Most of the songs are relentlessly up-tempo with busy drums and frenetic slide guitar. “Make You Mine” is probably the most typical of that approach whilst “Aberdeen” is one of the few quiet tracks and the only one on which ARE takes a break. Without the drums and at a slower pace we can hear Hunter’s breathy, almost spoken vocals well on a song that gives a dark impression of life in that Mississippi town. Another of the slower paced songs is “Guiding Light” the lyrics of which feature on the CD sleeve though I was puzzled by the chorus: “I don’t mind looking like Superman, when it comes to you, I’ll do all I can.

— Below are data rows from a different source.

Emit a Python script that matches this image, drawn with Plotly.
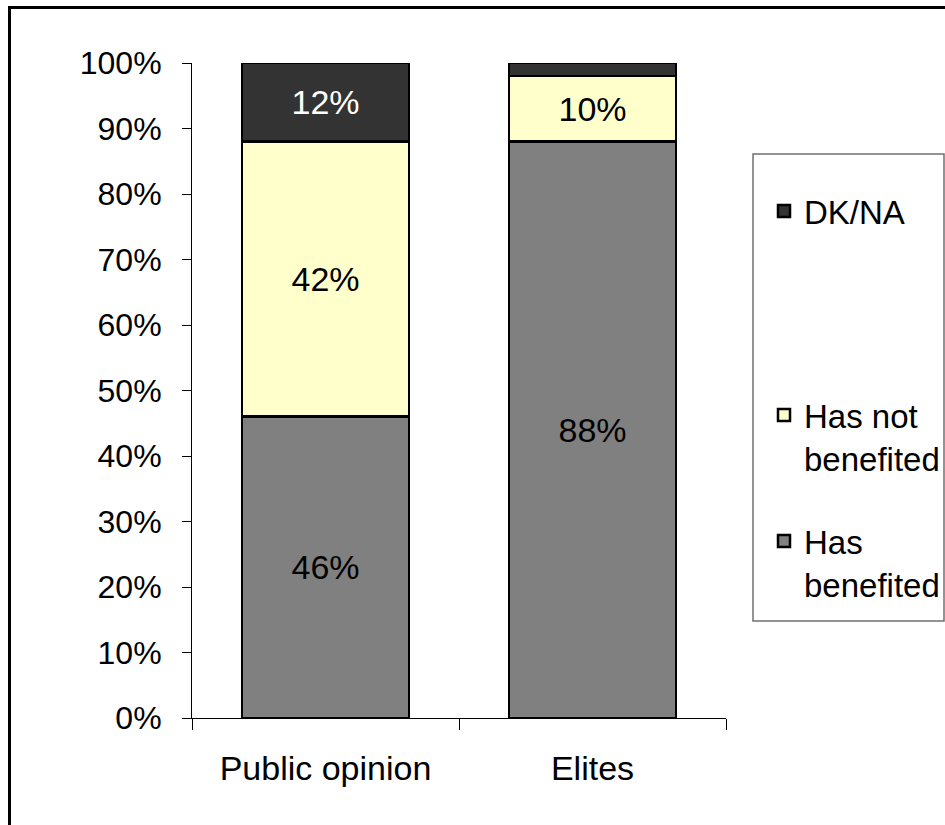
import plotly.graph_objects as go

# Survey groups and their answer shares (%)
groups = ["Public opinion", "Elites"]
has_benefited = [46, 88]
has_not_benefited = [42, 10]
dk_na = [12, 2]

# Y axis ticks
y_tickvals = [0, 10, 20, 30, 40, 50, 60, 70, 80, 90, 100]
y_ticktext = ["0%", "10%", "20%", "30%", "40%", "50%", "60%", "70%", "80%", "90%", "100%"]

series_names = ["Has<br>benefited", "Has not<br>benefited", "DK/NA"]
series_colors = ["#808080", "#FFFFCC", "#333333"]
label_colors = ["black", "black", "white"]
series_values = [has_benefited, has_not_benefited, dk_na]
legend_ids = ["legend3", "legend2", "legend"]

FONT = "Liberation Sans, Arial, sans-serif"

W, H = 945, 825
L, R, T, B = 192, 219, 63, 107
plot_w = W - L - R
plot_h = H - T - B


def px_x(x):
    return (x - L) / plot_w


def px_y(y):
    return (H - B - y) / plot_h


fig = go.Figure()
for name, color, tcolor, vals, lg in zip(series_names, series_colors, label_colors,
                                         series_values, legend_ids):
    texts = [f"{v}%" if v >= 5 else "" for v in vals]
    fig.add_trace(go.Bar(
        x=groups, y=vals, name=name,
        marker=dict(color=color, line=dict(color="black", width=2.5)),
        text=texts, textposition="inside", insidetextanchor="middle",
        textangle=0, constraintext="none",
        textfont=dict(family=FONT, size=34, color=tcolor),
        legend=lg, showlegend=True, hoverinfo="skip",
    ))

legend_common = dict(
    font=dict(family=FONT, size=33, color="black"),
    bgcolor="rgba(0,0,0,0)", borderwidth=0, valign="top",
    xanchor="left", yanchor="top", visible=True,
)

fig.update_layout(
    width=W, height=H,
    margin=dict(l=L, r=R, t=T, b=B, autoexpand=False),
    barmode="stack", bargap=0.375,
    showlegend=True,
    paper_bgcolor="white", plot_bgcolor="white",
    font=dict(family=FONT, size=32, color="black"),
    legend=dict(x=px_x(764), y=px_y(183), **legend_common),
    legend2=dict(x=px_x(764), y=px_y(387), **legend_common),
    legend3=dict(x=px_x(764), y=px_y(513), **legend_common),
    xaxis=dict(
        showline=True, linecolor="black", linewidth=1,
        ticks="outside", ticklen=11, tickcolor="black", tickson="boundaries",
        tickfont=dict(family=FONT, size=34, color="black"),
        ticklabelstandoff=20,
        showgrid=False, zeroline=False,
    ),
    yaxis=dict(
        range=[0, 100], tickvals=y_tickvals, ticktext=y_ticktext,
        showline=True, linecolor="black", linewidth=1,
        ticks="outside", ticklen=9, tickcolor="black",
        tickfont=dict(family=FONT, size=32, color="black"),
        ticklabelstandoff=14,
        showgrid=False, zeroline=False,
    ),
    shapes=[
        # legend frame
        dict(type="rect", xref="paper", yref="paper",
             x0=px_x(753), x1=px_x(944), y0=px_y(621), y1=px_y(154),
             line=dict(color="#707070", width=1.5), layer="below"),
        # outer chart frame
        dict(type="rect", xref="paper", yref="paper",
             x0=px_x(9.5), x1=px_x(960), y0=px_y(840), y1=px_y(7.5),
             line=dict(color="black", width=3), layer="below"),
    ],
)

fig.write_html("out.html")
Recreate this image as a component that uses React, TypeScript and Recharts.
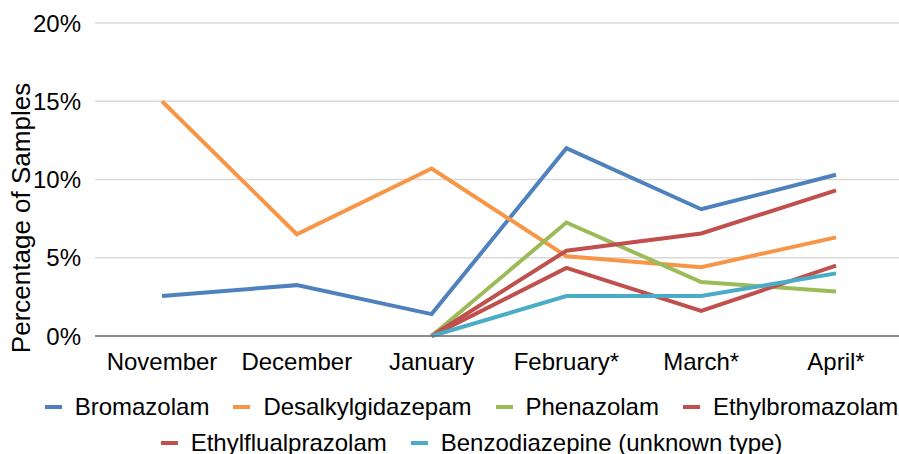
import React from "react";
import {
  LineChart,
  Line,
  XAxis,
  YAxis,
  CartesianGrid,
  Legend,
} from "recharts";

// Months on the x axis
const months = ["November", "December", "January", "February*", "March*", "April*"];

// Percent of samples per month (null = not reported yet)
const bromazolam = [2.55, 3.25, 1.4, 12.0, 8.1, 10.3];
const desalkylgidazepam = [15.0, 6.5, 10.7, 5.1, 4.4, 6.3];
const phenazolam = [null, null, 0, 7.25, 3.45, 2.85];
const ethylbromazolam = [null, null, 0, 5.45, 6.55, 9.3];
const ethylflualprazolam = [null, null, 0, 4.35, 1.6, 4.5];
const benzoUnknown = [null, null, 0, 2.55, 2.55, 4.0];

const yTicks = [0, 5, 10, 15, 20];

const SERIES = [
  { key: "bromazolam", label: "Bromazolam", color: "#4F81BD", values: bromazolam },
  { key: "desalkylgidazepam", label: "Desalkylgidazepam", color: "#F79646", values: desalkylgidazepam },
  { key: "phenazolam", label: "Phenazolam", color: "#9BBB59", values: phenazolam },
  { key: "ethylbromazolam", label: "Ethylbromazolam", color: "#C0504D", values: ethylbromazolam },
  { key: "ethylflualprazolam", label: "Ethylflualprazolam", color: "#C0504D", values: ethylflualprazolam },
  { key: "benzo", label: "Benzodiazepine (unknown type)", color: "#4BACC6", values: benzoUnknown },
];

const data = months.map((m, i) => {
  const row: Record<string, string | number | null> = { month: m };
  SERIES.forEach((s) => {
    row[s.key] = s.values[i];
  });
  return row;
});

const FONT = '"Liberation Sans", Arial, Helvetica, sans-serif';

function LegendRows() {
  const rows = [SERIES.slice(0, 4), SERIES.slice(4)];
  return (
    <div style={{ fontFamily: FONT, fontSize: 24, color: "#000", paddingLeft: 40, paddingTop: 15 }}>
      {rows.map((row, r) => (
        <div
          key={r}
          style={{ display: "flex", justifyContent: "center", height: 36, alignItems: "center", whiteSpace: "nowrap" }}
        >
          {row.map((s) => (
            <span key={s.key} style={{ display: "inline-flex", alignItems: "center", margin: "0 12px" }}>
              <span
                style={{
                  display: "inline-block",
                  width: 17,
                  height: 4,
                  background: s.color,
                  marginRight: 13,
                }}
              />
              {s.label}
            </span>
          ))}
        </div>
      ))}
    </div>
  );
}

function YLabel() {
  return (
    <text
      x={21}
      y={218}
      transform="rotate(-90 21 218)"
      textAnchor="middle"
      dominantBaseline="central"
      fontSize={26}
      fontFamily={FONT}
      fill="#000"
    >
      Percentage of Samples
    </text>
  );
}

export default function App() {
  return (
    <div style={{ position: "absolute", left: 0, top: 0 }}>
      <LineChart
        width={899}
        height={454}
        data={data}
        margin={{ top: 23, right: -4, bottom: 0, left: 0 }}
      >
        <CartesianGrid vertical={false} stroke="#d9d9d9" strokeWidth={1.5} />
        <XAxis
          dataKey="month"
          axisLine={{ stroke: "#6e6e6e", strokeWidth: 1.5 }}
          tickLine={false}
          tick={{ fill: "#000", fontSize: 24, fontFamily: FONT }}
          tickMargin={11}
          height={38}
          interval={0}
          padding={{ left: 67, right: 67 }}
        />
        <YAxis
          width={95}
          domain={[0, 20]}
          ticks={yTicks}
          axisLine={false}
          tickLine={false}
          tickFormatter={(v: number) => `${v}%`}
          tick={{ fill: "#000", fontSize: 24, fontFamily: FONT }}
          tickMargin={8}
          label={<YLabel />}
        />
        <Legend verticalAlign="bottom" height={80} content={() => <LegendRows />} />
        {SERIES.map((s) => (
          <Line
            key={s.key}
            type="linear"
            dataKey={s.key}
            name={s.label}
            stroke={s.color}
            strokeWidth={4}
            dot={false}
            activeDot={false}
            isAnimationActive={false}
          />
        ))}
      </LineChart>
    </div>
  );
}
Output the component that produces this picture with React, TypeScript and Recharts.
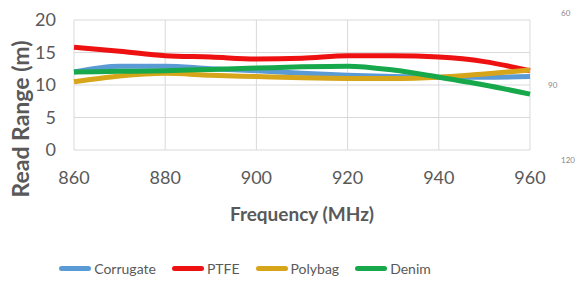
import { LineChart, Line, XAxis, YAxis, CartesianGrid, Legend } from 'recharts';

const frequency = [860, 870, 880, 890, 900, 910, 920, 930, 940, 950, 960];
const corrugate = [12.0, 12.9, 12.9, 12.5, 12.2, 11.8, 11.5, 11.3, 11.2, 11.2, 11.3];
const ptfe = [15.8, 15.2, 14.5, 14.3, 14.0, 14.1, 14.5, 14.5, 14.3, 13.6, 12.2];
const polybag = [10.5, 11.4, 11.8, 11.5, 11.3, 11.1, 11.0, 11.0, 11.2, 11.7, 12.3];
const denim = [12.0, 12.1, 12.2, 12.4, 12.6, 12.8, 12.9, 12.3, 11.2, 10.0, 8.6];
const xTicks = [860, 880, 900, 920, 940, 960];
const yTicks = [0, 5, 10, 15, 20];
const polarLabels = ['60', '90', '120'];

const series = [
    { key: 'corrugate', name: 'Corrugate', color: '#5B9BD5' },
    { key: 'ptfe', name: 'PTFE', color: '#EE1111' },
    { key: 'polybag', name: 'Polybag', color: '#D6A51A' },
    { key: 'denim', name: 'Denim', color: '#17A84B' },
];

const data = frequency.map((f, i) => ({
    f,
    corrugate: corrugate[i],
    ptfe: ptfe[i],
    polybag: polybag[i],
    denim: denim[i],
}));

const font = 'Lato, "Open Sans", sans-serif';
const grey = '#595959';

const LegendContent = () => (
    <div style={{ display: 'flex', justifyContent: 'center', paddingTop: 10, paddingRight: 24, fontFamily: font, fontSize: 14, color: grey }}>
        {series.map((s) => (
            <div key={s.key} style={{ display: 'flex', alignItems: 'center', marginRight: 16 }}>
                <span style={{ display: 'inline-block', width: 32, height: 5, borderRadius: 3, background: s.color, marginRight: 3 }} />
                {s.name}
            </div>
        ))}
    </div>
);

// rotated y-axis title, placed by hand like the original
const YTitle = () => (
    <text
        x={20}
        y={119}
        transform="rotate(-90, 20, 119)"
        textAnchor="middle"
        dominantBaseline="central"
        fontSize={23}
        fontWeight={700}
        fill={grey}
        fontFamily={font}
    >
        Read Range (m)
    </text>
);

export default function App() {
    return (
        <div style={{ position: 'absolute', left: 0, top: 0, width: 581, height: 283, background: '#fff' }}>
            <LineChart width={581} height={283} data={data} margin={{ top: 20, right: 51, bottom: 0, left: 0 }}>
                <CartesianGrid stroke="#d9d9d9" />
                <XAxis
                    dataKey="f"
                    type="number"
                    domain={[860, 960]}
                    ticks={xTicks}
                    height={100}
                    axisLine={false}
                    tickLine={false}
                    tickSize={0}
                    tickMargin={21}
                    tick={{ fontSize: 18, fill: grey, fontFamily: font }}
                    label={{ value: 'Frequency (MHz)', position: 'insideBottom', offset: 29, fontSize: 19, fontWeight: 700, fill: grey, fontFamily: font }}
                />
                <YAxis
                    domain={[0, 20]}
                    ticks={yTicks}
                    width={74}
                    axisLine={false}
                    tickLine={false}
                    tickSize={0}
                    tickMargin={18}
                    tick={{ fontSize: 18, fill: grey, fontFamily: font }}
                    label={<YTitle />}
                />
                <Legend verticalAlign="bottom" height={33} content={<LegendContent />} />
                {series.map((s) => (
                    <Line
                        key={s.key}
                        type="monotone"
                        dataKey={s.key}
                        name={s.name}
                        stroke={s.color}
                        strokeWidth={5}
                        dot={false}
                        isAnimationActive={false}
                    />
                ))}
            </LineChart>
            {polarLabels.map((t, i) => (
                <span
                    key={t}
                    style={{ position: 'absolute', left: i === 1 ? 548 : 561, top: [8, 80, 155][i], fontSize: 8, color: '#888', fontFamily: font }}
                >
                    {t}
                </span>
            ))}
        </div>
    );
}
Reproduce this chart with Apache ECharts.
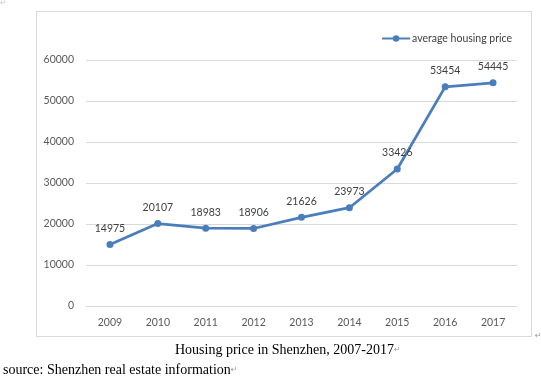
<!DOCTYPE html>
<html><head><meta charset="utf-8">
<script src="https://cdn.jsdelivr.net/npm/echarts@6/dist/echarts.min.js"></script>
<style>html,body{margin:0;padding:0;background:#fff}#c{width:541px;height:382px}</style>
</head><body><div id="c"></div>
<script>
var years = ['2009','2010','2011','2012','2013','2014','2015','2016','2017'];
var prices = [14975, 20107, 18983, 18906, 21626, 23973, 33426, 53454, 54445];
var seriesName = 'average housing price';
var captionText = 'Housing price in Shenzhen, 2007-2017';
var sourceText = 'source: Shenzhen real estate information';

var chart = echarts.init(document.getElementById('c'), null, {renderer:'canvas'});
var sans = 'Lato, "Open Sans", sans-serif';
var serif = '"Liberation Serif", serif';
chart.setOption({
  animation:false,
  backgroundColor:'#fff',
  grid:{left:86, right:24, top:60, bottom:76},
  legend:{
    data:[seriesName], right:24, top:28, itemWidth:28, itemHeight:8,
    textStyle:{color:'#404040', fontSize:10.5, fontFamily:sans, padding:[0,0,0,-3]}
  },
  xAxis:{
    type:'category', data:years, boundaryGap:true,
    axisLine:{show:true, lineStyle:{color:'#d9d9d9'}}, axisTick:{show:false},
    axisLabel:{color:'#595959', fontSize:10.5, fontFamily:sans, margin:11}
  },
  yAxis:{
    type:'value', min:0, max:60000, interval:10000,
    axisLine:{show:false}, axisTick:{show:false},
    splitLine:{lineStyle:{color:'#d9d9d9'}},
    axisLabel:{color:'#595959', fontSize:10.5, fontFamily:sans, margin:12,
      formatter:function(v){return String(v);}}
  },
  series:[{
    name:seriesName, type:'line', data:prices,
    symbol:'circle', symbolSize:7,
    lineStyle:{color:'#4a7ebb', width:2.75},
    itemStyle:{color:'#4a7ebb'},
    label:{show:true, position:'top', distance:7, color:'#404040', fontSize:10.5, fontFamily:sans}
  }],
  graphic:[
    {type:'rect', shape:{x:36.5, y:11.5, width:495, height:325}, style:{fill:'none', stroke:'#d9d9d9', lineWidth:1}, z:-1},
    {type:'text', x:175, y:350, style:{text:captionText + '{m|↵}', font:'14px ' + serif, fill:'#000', verticalAlign:'middle',
      rich:{m:{fontSize:8, fill:'#999', fontFamily:'DejaVu Sans'}}}},
    {type:'text', x:3, y:370, style:{text:sourceText + '{m|↵}', font:'14px ' + serif, fill:'#000', verticalAlign:'middle',
      rich:{m:{fontSize:8, fill:'#999', fontFamily:'DejaVu Sans'}}}},
    {type:'text', x:0, y:0, style:{text:'↵', font:'7px "DejaVu Sans"', fill:'#bbb'}},
    {type:'text', x:535, y:332, style:{text:'↵', font:'8px "DejaVu Sans"', fill:'#999'}}
  ]
});
</script></body></html>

Cause you know you are my kryptonite and I will always be your guiding light.” I listened several times to “McKinley Morganfield" to try to discover the Muddy link, but could only find a rather repetitive song about ‘going home’, so the reason for the title escaped me.

Track 5 is “Midnight Heat” on which Cassie Taylor’s bass and Jackie Scott’s vocals add to the basic format. Jackie’s voice is always a pleasure to hear and this was one of the tracks that I preferred. It’s a song about love and lust and Hunter takes the opportunity of a larger ensemble to throw down some tasty guitar licks, doubletracking himself over the basic riff. The other two tracks on which Cassie plays are “Letter”, on which she duets with Hunter in her light and pleasant voice, and “Your Death (Is Killing Me)”. Guest vocalist Lamar’s contribution is a rap on “On The Tracks” which did nothing for me, I’m afraid. LeeTee duets with Hunter on the final track “50’sKay” which starts as a cover of “Chevrolet” then transforms into a version in which the object of desire is a guitar (50’s Kay) rather than a car! No drums on this one as ARE and Hunter produce the rhythm with handclaps and footstomps.

Interestingly the information supplied with the CD suggests that this is “Blues/Rock/Garage” and will appeal to fans of The White Stripes, Black Keys, Cage The Elephant, Band Of Skulls and Crash Kings. Also mentioned in this section are the more familiar names of Robert Johnson, Son House and David Honeyboy Edwards. It will appeal to those who enjoy some of the acts mentioned above, particularly those at the start of the list.

Reviewer John Mitchell is a blues enthusiast based in the UK.  He also travels to the States most years to see live blues music and is currently planning a visit to the Tampa Bay Blues Festival.